The strategy is based on a model which may turn out to be inappropriate in the current conjuncture. Let me discuss some of the underlying assumptions of the model. First, the initial fiscal impulse was successful in avoiding a depression because it helped to coordinate agents’ expectations, in the Keynesian or Knightian way of reducing uncertainty, thereby avoiding a vicious circle of recession and deflation. The direct impact on domestic demand may have been more modest, as shown in countries where the size of the fiscal stimulus was more contained but nevertheless fared equally well. Second, potential growth might have been severely affected by the crisis. As a result, the pre-crisis level of output, achieved in a bubble economy, would not represent a sustainable objective over the policy-relevant horizon. Third, the level achieved by the public debt in many countries may have impaired the effectiveness of further expansionary fiscal policy.

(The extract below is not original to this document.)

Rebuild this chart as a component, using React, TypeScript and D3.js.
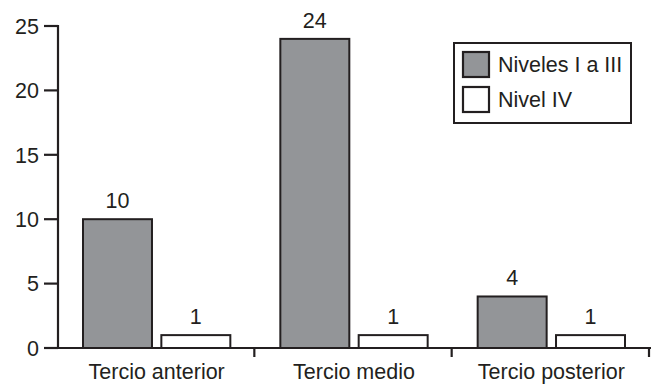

To sum up, while the fiscal expansion was successful immediately after the Lehman crisis, it may not be sustainable over time and may have to be corrected rapidly. Financial markets seem to be giving increasing attention to this hypothesis. And they have started to test it.

On fiscal consolidation –

Let me conclude. What we are currently experiencing is a crisis of public finances in advanced economies. It started with Greece, and the euro, because of the specific institutional framework which prevents Greece and the other euro area countries from using the inflation tax to overcome their budgetary problems. This will force euro area countries to address their fiscal positions earlier. It’s not easy. But it will be done, because it can be done and it has to be done in any case. And, last but not least, because there are no alternatives.